# [Exercise description]
Copy out exactly the lines from the one holding "Recreate this image" through the one holding "x_ticks = [2000, 1800, 1600, 1400, 1200, 1000, 800, 600]", ends included; omit images.

(Data extracted from a collection)
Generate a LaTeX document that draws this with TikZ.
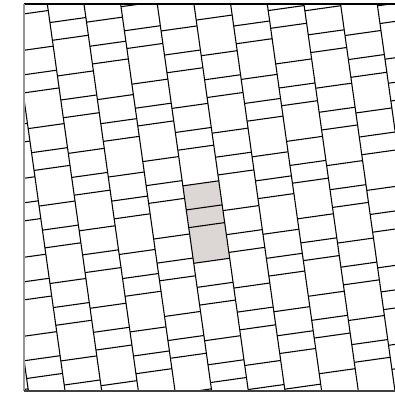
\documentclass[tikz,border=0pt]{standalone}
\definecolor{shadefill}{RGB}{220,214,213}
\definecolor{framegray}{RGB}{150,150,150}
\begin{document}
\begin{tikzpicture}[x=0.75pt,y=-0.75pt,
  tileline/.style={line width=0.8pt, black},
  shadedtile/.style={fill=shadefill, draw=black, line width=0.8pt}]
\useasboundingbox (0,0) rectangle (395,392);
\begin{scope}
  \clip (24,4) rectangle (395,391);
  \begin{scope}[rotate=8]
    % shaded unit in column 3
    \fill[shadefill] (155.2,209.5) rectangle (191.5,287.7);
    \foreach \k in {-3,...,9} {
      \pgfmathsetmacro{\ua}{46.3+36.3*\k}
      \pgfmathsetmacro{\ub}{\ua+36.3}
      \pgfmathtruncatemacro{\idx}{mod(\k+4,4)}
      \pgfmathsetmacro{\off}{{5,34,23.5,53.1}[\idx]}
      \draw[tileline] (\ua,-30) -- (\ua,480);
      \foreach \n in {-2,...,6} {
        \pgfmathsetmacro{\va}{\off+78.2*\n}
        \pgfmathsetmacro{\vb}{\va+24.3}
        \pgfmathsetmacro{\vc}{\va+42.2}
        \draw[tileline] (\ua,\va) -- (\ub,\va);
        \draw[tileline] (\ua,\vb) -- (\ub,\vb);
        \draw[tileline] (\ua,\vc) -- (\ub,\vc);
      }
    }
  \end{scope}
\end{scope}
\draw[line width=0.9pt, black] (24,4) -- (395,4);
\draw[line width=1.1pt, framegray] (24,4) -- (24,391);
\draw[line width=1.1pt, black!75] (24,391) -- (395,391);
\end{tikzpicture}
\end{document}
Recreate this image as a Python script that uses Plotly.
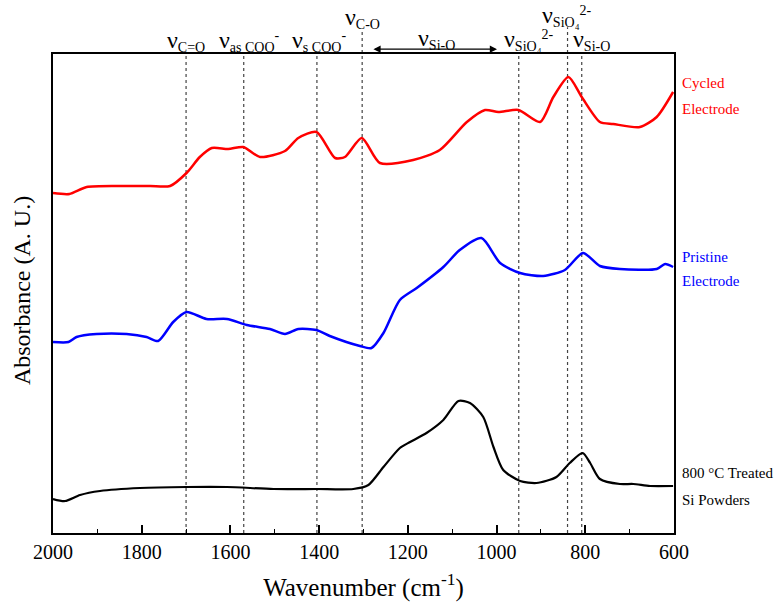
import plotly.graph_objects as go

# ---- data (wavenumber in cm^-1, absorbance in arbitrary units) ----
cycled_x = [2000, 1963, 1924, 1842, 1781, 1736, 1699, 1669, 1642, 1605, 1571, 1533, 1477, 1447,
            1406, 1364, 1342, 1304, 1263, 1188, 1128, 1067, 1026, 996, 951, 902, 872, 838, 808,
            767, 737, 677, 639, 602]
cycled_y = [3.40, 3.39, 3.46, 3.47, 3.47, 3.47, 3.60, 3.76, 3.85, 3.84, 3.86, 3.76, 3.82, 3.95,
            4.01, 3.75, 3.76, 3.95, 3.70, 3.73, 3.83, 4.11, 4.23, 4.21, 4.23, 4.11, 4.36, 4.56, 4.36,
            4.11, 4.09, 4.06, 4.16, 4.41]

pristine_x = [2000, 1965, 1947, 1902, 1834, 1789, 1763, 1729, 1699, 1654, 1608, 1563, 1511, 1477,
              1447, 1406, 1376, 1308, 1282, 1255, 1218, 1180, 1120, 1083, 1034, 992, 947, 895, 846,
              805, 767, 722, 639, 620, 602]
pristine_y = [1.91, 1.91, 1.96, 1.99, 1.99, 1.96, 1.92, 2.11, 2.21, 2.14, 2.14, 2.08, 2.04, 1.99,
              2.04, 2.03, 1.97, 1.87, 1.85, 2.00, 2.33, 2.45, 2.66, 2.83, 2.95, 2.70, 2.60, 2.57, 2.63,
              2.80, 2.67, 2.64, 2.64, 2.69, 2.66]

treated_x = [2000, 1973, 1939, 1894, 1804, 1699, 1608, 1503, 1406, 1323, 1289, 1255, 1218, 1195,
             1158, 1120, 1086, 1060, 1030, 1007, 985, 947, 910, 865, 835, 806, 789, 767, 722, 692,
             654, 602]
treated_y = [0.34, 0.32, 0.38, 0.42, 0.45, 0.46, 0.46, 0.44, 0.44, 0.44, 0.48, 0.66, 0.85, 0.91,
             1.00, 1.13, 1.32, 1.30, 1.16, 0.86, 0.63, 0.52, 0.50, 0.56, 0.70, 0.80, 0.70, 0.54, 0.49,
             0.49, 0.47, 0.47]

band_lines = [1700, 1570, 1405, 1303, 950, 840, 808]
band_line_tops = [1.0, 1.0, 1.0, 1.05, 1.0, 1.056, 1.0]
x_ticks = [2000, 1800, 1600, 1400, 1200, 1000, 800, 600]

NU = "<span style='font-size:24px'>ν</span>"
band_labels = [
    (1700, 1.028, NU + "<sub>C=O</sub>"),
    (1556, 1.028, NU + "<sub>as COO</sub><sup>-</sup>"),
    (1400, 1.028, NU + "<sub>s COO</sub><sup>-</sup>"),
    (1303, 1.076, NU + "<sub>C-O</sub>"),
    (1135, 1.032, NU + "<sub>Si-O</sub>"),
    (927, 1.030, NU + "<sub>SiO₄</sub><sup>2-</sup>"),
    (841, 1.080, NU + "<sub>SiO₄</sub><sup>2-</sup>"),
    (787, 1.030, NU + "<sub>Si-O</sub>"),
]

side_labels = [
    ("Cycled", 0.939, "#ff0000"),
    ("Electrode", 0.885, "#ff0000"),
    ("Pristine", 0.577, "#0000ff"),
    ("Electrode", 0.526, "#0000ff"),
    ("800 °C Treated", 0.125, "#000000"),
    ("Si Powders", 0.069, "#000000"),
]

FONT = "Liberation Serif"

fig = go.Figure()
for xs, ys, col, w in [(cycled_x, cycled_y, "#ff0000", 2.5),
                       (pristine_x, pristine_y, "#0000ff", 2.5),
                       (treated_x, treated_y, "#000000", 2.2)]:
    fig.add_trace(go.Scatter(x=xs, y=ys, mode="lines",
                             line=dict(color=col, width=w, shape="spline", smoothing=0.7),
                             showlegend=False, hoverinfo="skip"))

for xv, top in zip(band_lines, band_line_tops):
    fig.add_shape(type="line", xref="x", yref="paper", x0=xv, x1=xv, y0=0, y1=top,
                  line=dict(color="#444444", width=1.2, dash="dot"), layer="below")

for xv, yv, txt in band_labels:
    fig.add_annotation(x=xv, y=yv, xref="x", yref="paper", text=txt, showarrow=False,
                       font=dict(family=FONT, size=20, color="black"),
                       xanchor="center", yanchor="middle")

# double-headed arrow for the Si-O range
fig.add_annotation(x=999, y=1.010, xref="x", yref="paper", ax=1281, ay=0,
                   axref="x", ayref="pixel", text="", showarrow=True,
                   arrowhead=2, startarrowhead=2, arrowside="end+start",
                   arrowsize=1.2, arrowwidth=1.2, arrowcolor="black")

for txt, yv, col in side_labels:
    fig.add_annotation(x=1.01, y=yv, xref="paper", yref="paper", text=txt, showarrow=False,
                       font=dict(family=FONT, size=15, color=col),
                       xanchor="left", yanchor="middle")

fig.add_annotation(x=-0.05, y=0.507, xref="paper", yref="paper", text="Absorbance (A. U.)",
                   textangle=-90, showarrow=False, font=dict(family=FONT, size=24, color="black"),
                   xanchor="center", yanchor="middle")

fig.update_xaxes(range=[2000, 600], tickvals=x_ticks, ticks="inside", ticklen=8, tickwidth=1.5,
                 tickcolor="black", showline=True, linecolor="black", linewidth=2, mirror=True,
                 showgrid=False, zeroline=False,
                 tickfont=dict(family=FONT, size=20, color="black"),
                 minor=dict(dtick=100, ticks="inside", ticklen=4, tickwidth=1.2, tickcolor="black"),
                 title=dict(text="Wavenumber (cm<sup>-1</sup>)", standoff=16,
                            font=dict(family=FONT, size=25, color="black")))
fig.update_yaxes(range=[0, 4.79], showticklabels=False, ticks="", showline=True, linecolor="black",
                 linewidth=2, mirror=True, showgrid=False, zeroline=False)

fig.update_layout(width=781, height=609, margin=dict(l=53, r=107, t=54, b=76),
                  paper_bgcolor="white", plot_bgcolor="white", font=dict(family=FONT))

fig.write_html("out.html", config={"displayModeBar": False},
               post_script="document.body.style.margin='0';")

# [Answer below]
Recreate this image as a Python script that uses Plotly.
import plotly.graph_objects as go

# ---- data (wavenumber in cm^-1, absorbance in arbitrary units) ----
cycled_x = [2000, 1963, 1924, 1842, 1781, 1736, 1699, 1669, 1642, 1605, 1571, 1533, 1477, 1447,
            1406, 1364, 1342, 1304, 1263, 1188, 1128, 1067, 1026, 996, 951, 902, 872, 838, 808,
            767, 737, 677, 639, 602]
cycled_y = [3.40, 3.39, 3.46, 3.47, 3.47, 3.47, 3.60, 3.76, 3.85, 3.84, 3.86, 3.76, 3.82, 3.95,
            4.01, 3.75, 3.76, 3.95, 3.70, 3.73, 3.83, 4.11, 4.23, 4.21, 4.23, 4.11, 4.36, 4.56, 4.36,
            4.11, 4.09, 4.06, 4.16, 4.41]

pristine_x = [2000, 1965, 1947, 1902, 1834, 1789, 1763, 1729, 1699, 1654, 1608, 1563, 1511, 1477,
              1447, 1406, 1376, 1308, 1282, 1255, 1218, 1180, 1120, 1083, 1034, 992, 947, 895, 846,
              805, 767, 722, 639, 620, 602]
pristine_y = [1.91, 1.91, 1.96, 1.99, 1.99, 1.96, 1.92, 2.11, 2.21, 2.14, 2.14, 2.08, 2.04, 1.99,
              2.04, 2.03, 1.97, 1.87, 1.85, 2.00, 2.33, 2.45, 2.66, 2.83, 2.95, 2.70, 2.60, 2.57, 2.63,
              2.80, 2.67, 2.64, 2.64, 2.69, 2.66]

treated_x = [2000, 1973, 1939, 1894, 1804, 1699, 1608, 1503, 1406, 1323, 1289, 1255, 1218, 1195,
             1158, 1120, 1086, 1060, 1030, 1007, 985, 947, 910, 865, 835, 806, 789, 767, 722, 692,
             654, 602]
treated_y = [0.34, 0.32, 0.38, 0.42, 0.45, 0.46, 0.46, 0.44, 0.44, 0.44, 0.48, 0.66, 0.85, 0.91,
             1.00, 1.13, 1.32, 1.30, 1.16, 0.86, 0.63, 0.52, 0.50, 0.56, 0.70, 0.80, 0.70, 0.54, 0.49,
             0.49, 0.47, 0.47]

band_lines = [1700, 1570, 1405, 1303, 950, 840, 808]
band_line_tops = [1.0, 1.0, 1.0, 1.05, 1.0, 1.056, 1.0]
x_ticks = [2000, 1800, 1600, 1400, 1200, 1000, 800, 600]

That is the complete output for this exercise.